First Lady Called "Candid" and "Responsive" After She Evades Questions

Three Cheers for Slick Hillary

Reporters were happy when Hillary Rodham Clinton took their advice and held her long-awaited Whitewater press conference on April 22. They could finally ask hopefully as New York Times reporter Linda Greenhouse did on Washington Week in Review: "Is this basically the end of Whitewater?"

But in reality, the end is nowhere in sight because many questions were left unaddressed. As columnist Tony Snow wrote, she "answered precise questions with lawyerly evasions [such as] 'There's really no evidence of that' ....and she invoked the amnesia defense more often than Ronald Reagan did in the days of Iran-Contra," saying "I don't remember" at least six times.

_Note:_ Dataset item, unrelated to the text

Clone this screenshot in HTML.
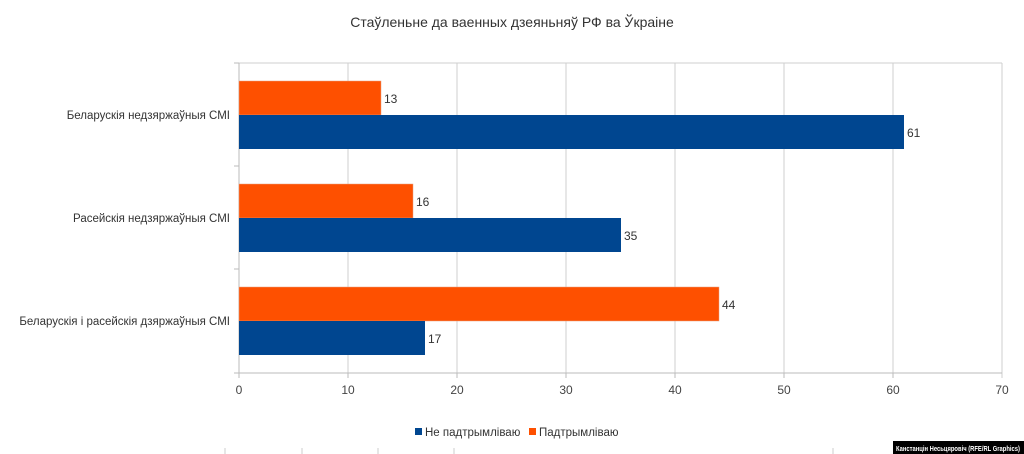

The media ignored her lack of specificity, grading her instead on style. NBC's Tom Brokaw gave her high marks: "She was cool, articulate, and for the most part very responsive to all questions." ABC's Peter Jennings repeated Mrs. Clinton's charge that attacks on her show "the country is having some difficulty adjusting to a working woman in the role of First Lady."

CNN's Jill Dougherty praised the First Lady on that evening's World News: "It was an extraordinary performance...[she] answered questions for more than an hour, for more than 100 reporters."

"A riveting hour and 12 minutes in which the First Lady appeared open, candid, but above all unflappable. While she provided little new information...the real message was her attitude and her poise," Time's Michael Duffy enthused in the May 2 issue. On CNN's Capital Gang, Time columnist Margaret Carlson touted the triumph: "Her explanations were perfectly reasonable, something else might come out, she didn't answer every question, but, hey, she came across fine."

An "A double-plus" was the grade Newsweek's Eleanor Clift gave her on The McLaughlin Group, explaining "She's been re-zoned back into the stratosphere...She really was convincing and sincere."

Of the network reporters, only ABC's Brit Hume suggested "Mrs. Clinton may not have answered all the questions about the family's financial dealings." Some papers explored the questions left hanging, such as why did the Clintons, 50-50 partners with the McDougals, bear less of the debt for Whitewater? How did Mrs. Clinton avoid receiving margin calls on her cattle futures trades?

The Washington Post ran an article inside headlined "First Lady's Explanations Yield Little Information" and even The New York Times' Maureen Dowd, who called it "an exceptionally polished and calibrated performance," conceded later that "she never fully resolved the central questions of Whitewater and the commodities trades."